As before, you will implement a program that produces a histogram of unique
tokens from a text file. Your program will read in tokens from a given
text file and search for them in a binary-search tree. If not found, you
will insert the token into the tree with a count of one. Tokens should be
inserted in the tree so that an inorder traversal of the tree
visits the tokens in lexicographic order. If found, you will increment
the count of this token by one. After reading the entire file, you will
print out the binary-search tree (see below for details), and then
print out the tokens in decreasing order by count, and in lexicographic
order within tokens having the same count. Lastly, your program will print
out the minimum, maximum, mean and standard deviation of the depth of each
token in the binary-search tree. Specifically,
- 1.
- You may write your code in C or C++, but cannot use global variables.
Those of you using C++ classes may use state variables for the major data
structures, but avoid inappropriate use of state variables as a global
variables. Follow the Coding Standards referenced in Program 1 and be sure
to write modular, well-documented code.
- 2.
- A token is any string of characters (ASCII codes 33-126)
separated by whitespace (spaces, tabs or newlines). You may assume the
input file consists of only these characters.
- 3.
- Your program must process each token as it is read in from the file.
You should not first read in all tokens prior to processing them.
- 4.
- Your implementation of the binary-search tree and its operations
(Insert and Search) should follow the pseudocode from the textbook.
- 5.
- The binary-search tree should be printed as if turned 90 degrees
counter-clockwise using indentation to indicate levels of the tree, that is
children are indented three spaces more than their parent. A node in the
tree should be printed as the token followed by the count in parentheses.

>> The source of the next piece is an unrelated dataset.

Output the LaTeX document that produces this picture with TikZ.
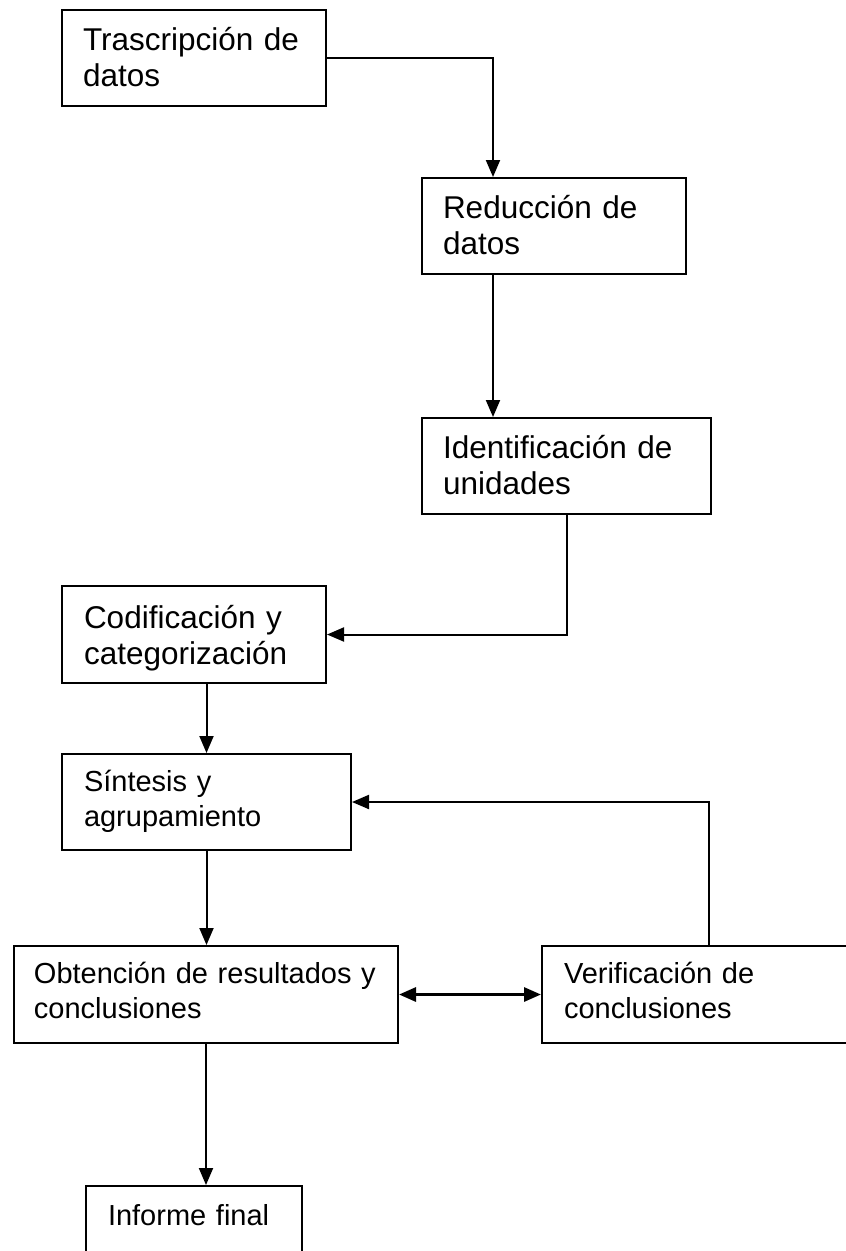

For example, the following binary-search tree on the left would be printed
as shown on the right.
- 6.
- You may use an auxiliary array for sorting the histogram. You should
only sort the histogram once by count, because the tokens are already in
the correct order in the tree. You must implement the sorting algorithm(s)
yourself from one of those discussed in class; you may not use the C/C++
library sorting procedures.
- 7.
- Follow the instructions from Program 1 for handing in the file
containing all your source code using the program /public/cse/2320-501/handin3.